La certification d'une semence potagère n'est pas obligatoire, mais nous avons préféré la demander. Cela permet d'assurer à notre semence une meilleure qualité, car les contrôles sont plus sévères. Comme nous sommes une petite structure, cela nous permet aussi d'être plus crédible vis-à-vis de nos partenaires.

Aujourd'hui, qui produit la semence pour le Haricot Tarbais et comment ?

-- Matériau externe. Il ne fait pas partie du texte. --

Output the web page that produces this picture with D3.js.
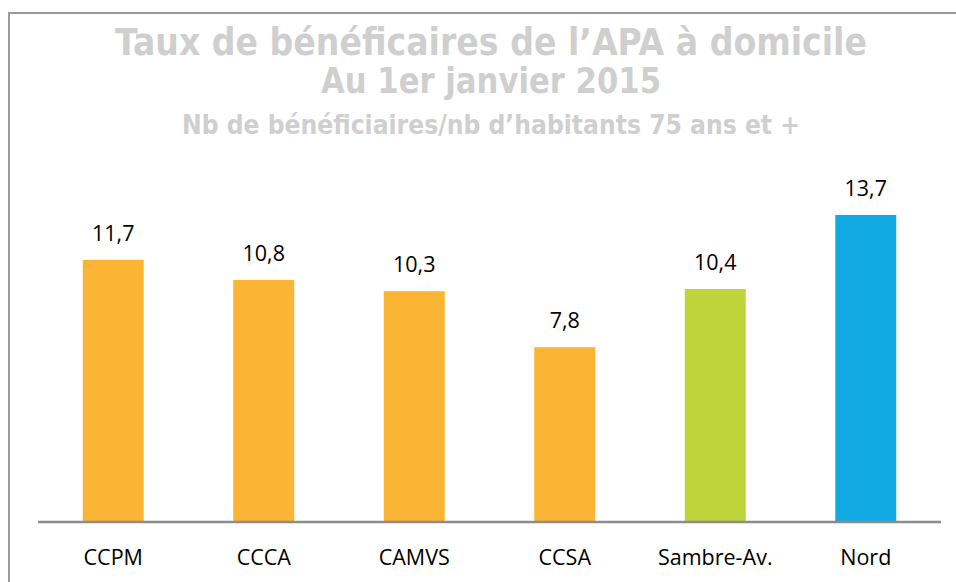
<!DOCTYPE html>
<html>
<head>
<meta charset="utf-8">
<script src="https://cdn.jsdelivr.net/npm/d3@7"></script>
<style>
  html, body { margin: 0; padding: 0; background: #fff; }
  svg { display: block; }
</style>
</head>
<body>
<svg id="chart" width="956" height="582"></svg>
<script>
// Territoires et taux de bénéficiaires (pour 100 habitants de 75 ans et +)
const categories = ["CCPM", "CCCA", "CAMVS", "CCSA", "Sambre-Av.", "Nord"];
const values = [11.7, 10.8, 10.3, 7.8, 10.4, 13.7];
const barColors = ["#fbb534", "#fbb534", "#fbb534", "#fbb534", "#bdd43b", "#11aae1"];
const titleLines = [
  "Taux de bénéficaires de l’APA à domicile",
  "Au 1er janvier 2015",
  "Nb de bénéficiaires/nb d’habitants 75 ans et +"
];

const svg = d3.select("#chart");
const W = 956, H = 582;

// Cadre du graphique
svg.append("rect")
  .attr("x", 9).attr("y", 13)
  .attr("width", W + 20).attr("height", H + 20)
  .attr("fill", "none")
  .attr("stroke", "#9a9a9a")
  .attr("stroke-width", 2);

// Titres
const titleCfg = [
  { y: 55, size: 37, len: 752 },
  { y: 93, size: 35, len: 340 },
  { y: 134, size: 27, len: 618 }
];
const cx = 491;
titleLines.forEach((t, i) => {
  svg.append("text")
    .attr("x", cx)
    .attr("y", titleCfg[i].y)
    .attr("text-anchor", "middle")
    .attr("font-family", "'DejaVu Sans Condensed', 'DejaVu Sans', sans-serif")
    .attr("font-stretch", "condensed")
    .attr("font-weight", "bold")
    .attr("font-size", titleCfg[i].size)
    .attr("fill", "#cfcfcf")
    .attr("textLength", titleCfg[i].len)
    .attr("lengthAdjust", "spacingAndGlyphs")
    .text(t);
});

// Échelles
const x = d3.scaleBand()
  .domain(categories)
  .range([38, 941])
  .paddingInner(0.595)
  .paddingOuter(0.2975);

const y = d3.scaleLinear()
  .domain([0, 13.7])
  .range([522, 215]);

// Barres
svg.append("g")
  .selectAll("rect")
  .data(categories)
  .join("rect")
  .attr("x", d => x(d))
  .attr("y", (d, i) => y(values[i]))
  .attr("width", x.bandwidth())
  .attr("height", (d, i) => y(0) - y(values[i]))
  .attr("fill", (d, i) => barColors[i]);

// Étiquettes de valeur
const fmt = v => d3.format(".1f")(v).replace(".", ",");
svg.append("g")
  .selectAll("text")
  .data(categories)
  .join("text")
  .attr("x", d => x(d) + x.bandwidth() / 2)
  .attr("y", (d, i) => y(values[i]) - 19)
  .attr("text-anchor", "middle")
  .attr("font-family", "'Open Sans', sans-serif")
  .attr("font-size", 21.5)
  .attr("fill", "#000")
  .text((d, i) => fmt(values[i]));

// Axe des catégories
const xAxis = svg.append("g")
  .attr("transform", `translate(0,${y(0)})`)
  .call(d3.axisBottom(x).tickSize(0).tickPadding(28));
xAxis.select(".domain")
  .attr("d", "M38,0H941")
  .attr("stroke", "#8c8c8c")
  .attr("stroke-width", 2.5);
xAxis.selectAll(".tick text")
  .attr("font-family", "'Open Sans', sans-serif")
  .attr("font-size", 21.5)
  .attr("fill", "#000");
</script>
</body>
</html>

La coopérative du Haricot Tarbais est l'obtenteur et le mainteneur des variétés « alaric » et « lapujole ». C'est donc elle qui est responsable de la production de semence, pour tous les agriculteurs qui font partie de la démarche IGP, coopérateurs et indépendants. Cette production est réalisée en deux étapes. Tout d'abord, c'est le maintien de la variété qui nous importe, ou plus exactement le maintien des caractéristiques pour lesquelles nos variétés ont été inscrites au catalogue. Dans une serre de 600m2, nous produisons la base de la semence : nous y sélectionnons les pieds qui sont le plus en conformité avec la description du catalogue. Dans une deuxième étape, nous fournissons cette semence à deux agriculteurs, qui sont chargés de la multiplier sur leur ferme. En tant que multiplicateurs de semence, eux aussi ont un cahier des charges bien précis à respecter. Car c'est à partir de leur production que tous les agriculteurs de la zone IGP peuvent cultiver du Haricot Tarbais.